Web scraping has become an essential tool for UK businesses seeking competitive intelligence, market research, and data-driven decision-making. However, with the General Data Protection Regulation (GDPR) firmly established in UK law as UK GDPR, companies must navigate complex compliance requirements when extracting data from websites. Understanding GDPR compliance web scraping UK regulations isn't just about avoiding fines—it's about building sustainable, ethical data practices that protect your business and respect individual rights.

This comprehensive guide explains how UK companies can conduct web scraping activities whilst maintaining full GDPR compliance. Whether you're a compliance officer evaluating data extraction projects, a CTO implementing scraping solutions, or a legal team assessing risk, this guide provides the practical framework you need to scrape data lawfully and responsibly.

Understanding GDPR Fundamentals for Web Scraping

The UK GDPR, which retained EU GDPR principles post-Brexit with minor modifications under the Data Protection Act 2018, applies whenever you process personal data of individuals in the UK. When it comes to web scraping legal UK considerations, the first critical question is: does your scraping activity involve personal data?

What Constitutes Personal Data in Scraping?

Personal data includes any information relating to an identified or identifiable natural person. In the context of web scraping, this encompasses:

Direct identifiers: Names, email addresses, telephone numbers, physical addresses
Online identifiers: IP addresses, cookies, device IDs, social media handles
Professional information: Job titles, company roles, LinkedIn profiles, business contact details
Biometric data: Photographs that can identify individuals, voice recordings
Location data: GPS coordinates, check-ins, geographical identifiers

The Information Commissioner's Office (ICO) has clarified that even publicly available personal data remains subject to GDPR protections. Simply because information appears on a public website doesn't grant you unlimited rights to scrape, store, or process it.

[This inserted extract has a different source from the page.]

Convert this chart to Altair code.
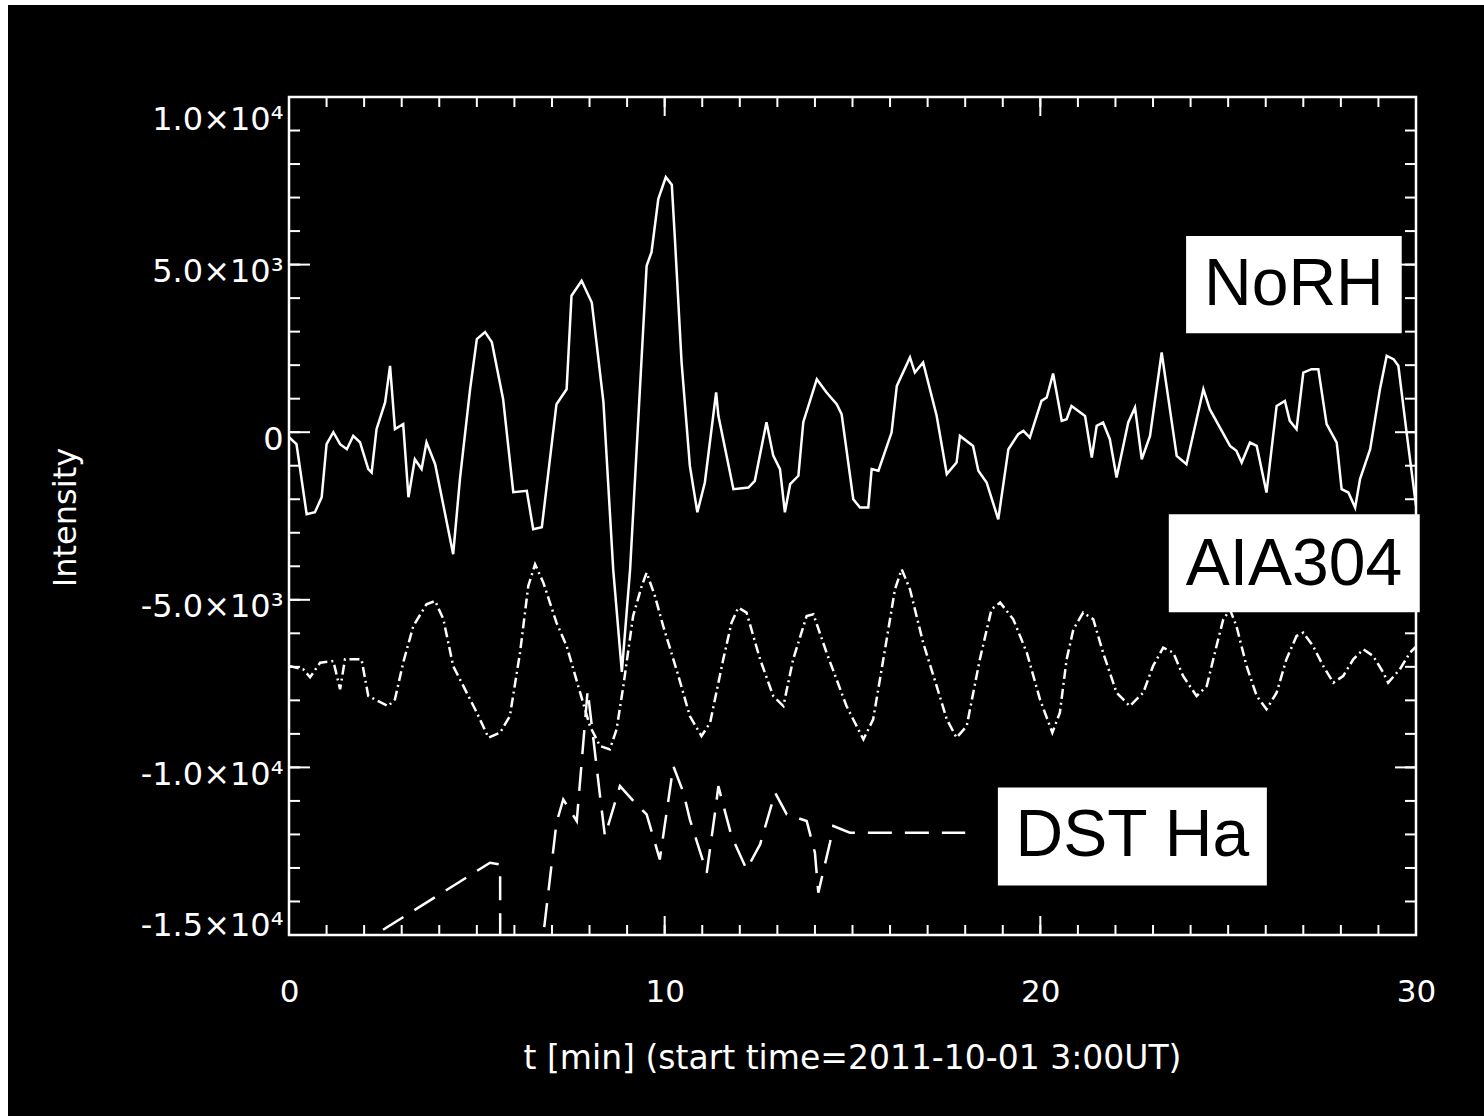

Key GDPR Principles Affecting Web Scraping

Six fundamental principles govern GDPR data extraction activities:

Lawfulness, fairness, and transparency: You must have a valid legal basis, process data fairly, and be transparent about your activities
Purpose limitation: Data collected through scraping must be for specified, explicit, and legitimate purposes
Data minimisation: Only scrape personal data that's adequate, relevant, and limited to what's necessary
Accuracy: Take reasonable steps to ensure scraped data remains accurate and up-to-date
Storage limitation: Don't retain scraped personal data longer than necessary for your purposes
Integrity and confidentiality: Implement appropriate security measures to protect scraped data

Establishing a Lawful Basis for Processing Scraped Data

GDPR compliance web scraping UK operations require identifying at least one lawful basis for processing personal data. This is perhaps the most critical compliance hurdle for web scraping activities.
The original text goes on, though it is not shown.